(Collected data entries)
--*--

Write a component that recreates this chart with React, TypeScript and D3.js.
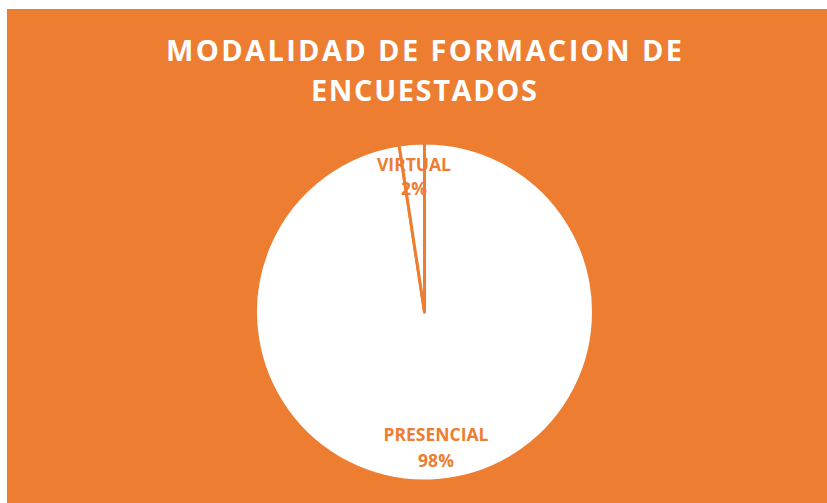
import React from "react";
import * as d3 from "d3";

const titleLines = ["MODALIDAD DE FORMACION DE", "ENCUESTADOS"];
const categories = ["PRESENCIAL", "VIRTUAL"];
const values = [97.6, 2.4];

const W = 827;
const H = 503;
const ORANGE = "#ED7D31";

export default function App() {
  const cx = 424.5;
  const cy = 312;
  const r = 169;
  const data = categories.map((c, i) => ({ name: c, value: values[i] }));
  const pie = d3.pie<any>().sort(null).value((d: any) => d.value);
  const arcs = pie(data);
  const arc = d3.arc<any>().innerRadius(0).outerRadius(r);
  const total = d3.sum(values);
  const labelPos = [
    { x: 436, y1: 441, y2: 467 },
    { x: 414, y1: 171, y2: 195 },
  ];
  return (
    <svg
      width={W}
      height={H}
      style={{ position: "absolute", left: 0, top: 0, display: "block" }}
    >
      <rect x={0} y={0} width={W} height={H} fill="#fff" />
      <rect x={7} y={9} width={W - 7} height={H - 9} fill={ORANGE} />
      <g fontFamily="'Open Sans', sans-serif" fontWeight={700} fill="#fff" textAnchor="middle">
        <text x={424} y={61} fontSize={29} textLength={516} lengthAdjust="spacing">
          {titleLines[0]}
        </text>
        <text x={424} y={101} fontSize={29} textLength={226} lengthAdjust="spacing">
          {titleLines[1]}
        </text>
      </g>
      <g transform={`translate(${cx},${cy})`}>
        {arcs.map((a, i) => (
          <path key={i} d={arc(a) || ""} fill="#fff" stroke={ORANGE} strokeWidth={3} strokeLinejoin="round" />
        ))}
      </g>
      <g fontFamily="'Open Sans', sans-serif" fontWeight={700} fill={ORANGE} textAnchor="middle" fontSize={17.5}>
        {data.map((d, i) => (
          <g key={d.name}>
            <text x={labelPos[i].x} y={labelPos[i].y1}>{d.name}</text>
            <text x={labelPos[i].x} y={labelPos[i].y2}>{Math.round((d.value / total) * 100)}%</text>
          </g>
        ))}
      </g>
    </svg>
  );
}
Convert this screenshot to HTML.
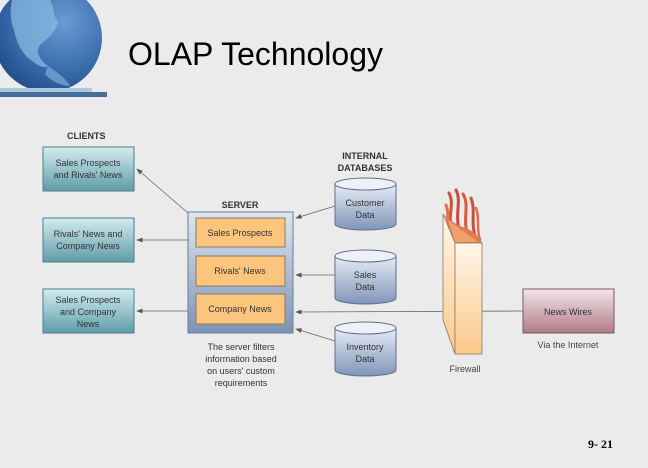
<!DOCTYPE html>
<html><head><meta charset="utf-8"><style>
html,body{margin:0;padding:0;background:#ebebeb;}
svg{display:block;}
text{font-family:"Liberation Sans",Arial,sans-serif;}
</style></head><body>
<svg width="648" height="468" viewBox="0 0 648 468" xmlns="http://www.w3.org/2000/svg">
<defs>
<radialGradient id="globe" cx="0.65" cy="0.35" r="0.7">
<stop offset="0" stop-color="#6a9bd2"/><stop offset="0.6" stop-color="#3d70b0"/><stop offset="1" stop-color="#24508f"/>
</radialGradient>
<linearGradient id="teal" x1="0" y1="0" x2="0" y2="1">
<stop offset="0" stop-color="#d3ecf0"/><stop offset="1" stop-color="#5f9ca8"/>
</linearGradient>
<linearGradient id="srv" x1="0" y1="0" x2="0" y2="1">
<stop offset="0" stop-color="#dfe6f0"/><stop offset="1" stop-color="#7d93b5"/>
</linearGradient>
<linearGradient id="cyl" x1="0" y1="0" x2="0" y2="1">
<stop offset="0" stop-color="#e6ecf5"/><stop offset="1" stop-color="#7f96b8"/>
</linearGradient>
<linearGradient id="news" x1="0" y1="0" x2="0" y2="1">
<stop offset="0" stop-color="#f3e6ea"/><stop offset="1" stop-color="#b07a88"/>
</linearGradient>
<linearGradient id="fw" x1="0" y1="0" x2="0" y2="1">
<stop offset="0" stop-color="#fff6e8"/><stop offset="1" stop-color="#fbc98a"/>
</linearGradient>
<marker id="ar" markerWidth="8" markerHeight="6" refX="7" refY="3" orient="auto"><path d="M0,0 L8,3 L0,6 Z" fill="#555"/></marker>
</defs>
<!-- globe -->
<circle cx="48" cy="38" r="54" fill="url(#globe)"/>
<path d="M12,0 L50,0 C55,8 52,15 58,22 C56,32 48,38 40,45 C35,52 40,60 48,66 C42,70 34,62 28,58 C20,50 16,40 14,30 C10,20 10,10 12,0 Z" fill="#8ab8e0" opacity="0.75"/>
<path d="M48,66 C56,72 66,78 70,86 C60,86 50,80 45,74 Z" fill="#8ab8e0" opacity="0.6"/>
<rect x="0" y="88" width="92" height="4" fill="#a9c8e2"/>
<rect x="0" y="92" width="107" height="5" fill="#4a6f96"/>
<text x="128" y="65" font-size="32" fill="#000">OLAP Technology</text>
<!-- clients -->
<text x="67" y="139" font-size="9" font-weight="bold" fill="#333">CLIENTS</text>
<g font-size="9" fill="#333" text-anchor="middle">
<rect x="43" y="147" width="91" height="44" fill="url(#teal)" stroke="#4d7f88"/>
<text x="88" y="166">Sales Prospects</text><text x="88" y="178">and Rivals' News</text>
<rect x="43" y="218" width="91" height="44" fill="url(#teal)" stroke="#4d7f88"/>
<text x="88" y="237">Rivals' News and</text><text x="88" y="249">Company News</text>
<rect x="43" y="289" width="91" height="44" fill="url(#teal)" stroke="#4d7f88"/>
<text x="88" y="303">Sales Prospects</text><text x="88" y="315">and Company</text><text x="88" y="327">News</text>
</g>
<!-- server -->
<text x="240" y="208" font-size="9" font-weight="bold" fill="#333" text-anchor="middle">SERVER</text>
<rect x="188" y="212" width="105" height="121" fill="url(#srv)" stroke="#6b7d99"/>
<g font-size="9" fill="#333" text-anchor="middle">
<rect x="196" y="218" width="89" height="29" fill="#fcc57e" stroke="#8a7a60"/><text x="240" y="236">Sales Prospects</text>
<rect x="196" y="256" width="89" height="30" fill="#fcc57e" stroke="#8a7a60"/><text x="240" y="274">Rivals' News</text>
<rect x="196" y="294" width="89" height="30" fill="#fcc57e" stroke="#8a7a60"/><text x="240" y="312">Company News</text>
<text x="241" y="350">The server filters</text><text x="241" y="362">information based</text><text x="241" y="374">on users' custom</text><text x="241" y="386">requirements</text>
</g>
<g stroke="#666" stroke-width="0.8" fill="none" marker-end="url(#ar)">
<line x1="188" y1="213" x2="137" y2="169"/>
<line x1="188" y1="240" x2="137" y2="240"/>
<line x1="188" y1="311" x2="137" y2="311"/>
<line x1="335" y1="206" x2="296" y2="218"/>
<line x1="335" y1="275" x2="296" y2="275"/>
<line x1="523" y1="311" x2="296" y2="312"/>
<line x1="335" y1="341" x2="296" y2="329"/>
</g>
<!-- databases -->
<text x="365" y="159" font-size="9" font-weight="bold" fill="#333" text-anchor="middle">INTERNAL</text>
<text x="365" y="171" font-size="9" font-weight="bold" fill="#333" text-anchor="middle">DATABASES</text>
<g font-size="9" fill="#333" text-anchor="middle">
<g><path d="M335,184 L335,224 A30.5,6 0 0 0 396,224 L396,184" fill="url(#cyl)" stroke="#5d6f8c"/><ellipse cx="365.5" cy="184" rx="30.5" ry="6" fill="#eef2f8" stroke="#5d6f8c"/><text x="365" y="206">Customer</text><text x="365" y="218">Data</text></g>
<g><path d="M335,256 L335,298 A30.5,6 0 0 0 396,298 L396,256" fill="url(#cyl)" stroke="#5d6f8c"/><ellipse cx="365.5" cy="256" rx="30.5" ry="6" fill="#eef2f8" stroke="#5d6f8c"/><text x="365" y="278">Sales</text><text x="365" y="290">Data</text></g>
<g><path d="M335,328 L335,370 A30.5,6 0 0 0 396,370 L396,328" fill="url(#cyl)" stroke="#5d6f8c"/><ellipse cx="365.5" cy="328" rx="30.5" ry="6" fill="#eef2f8" stroke="#5d6f8c"/><text x="365" y="350">Inventory</text><text x="365" y="362">Data</text></g>
</g>
<!-- firewall flames -->
<g fill="none" stroke-linecap="round">
<path d="M449,193 C455,205 447,215 452,232" stroke="#d0503a" stroke-width="3"/>
<path d="M456,190 C462,202 454,212 460,236" stroke="#c84a38" stroke-width="3"/>
<path d="M463,194 C470,206 462,218 468,238" stroke="#d85a40" stroke-width="3"/>
<path d="M471,198 C476,210 470,222 476,240" stroke="#c8503a" stroke-width="3"/>
<path d="M446,205 C450,215 446,222 449,230" stroke="#e07050" stroke-width="3"/>
<path d="M476,208 C480,218 476,228 480,240" stroke="#e0704c" stroke-width="2.5"/>
</g>
<path d="M444,214 C450,222 460,226 470,230 C476,234 480,238 482,243 L455,243 Z" fill="#e47a54"/>
<path d="M448,220 L478,242 L455,242 Z" fill="#f0a070"/>
<path d="M443,214 L455,243 L455,354 L443,320 Z" fill="url(#fw)" stroke="#8a7a6a" stroke-width="0.8"/>
<rect x="455" y="243" width="27" height="111" fill="url(#fw)" stroke="#8a7a6a" stroke-width="0.8"/>
<text x="465" y="372" font-size="9" fill="#444" text-anchor="middle">Firewall</text>
<!-- news wires -->
<rect x="523" y="289" width="91" height="44" fill="url(#news)" stroke="#7a5a62"/>
<text x="568" y="315" font-size="9" fill="#333" text-anchor="middle">News Wires</text>
<text x="568" y="348" font-size="9" fill="#444" text-anchor="middle">Via the Internet</text>
<text x="588" y="448" font-size="12" font-weight="bold" style="font-family:'Liberation Serif',serif">9- 21</text>
</svg>
</body></html>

--*--

What to produce> Find every line in the listing that holds the string "React", then say how many there are as a bare number.

Full solution> 2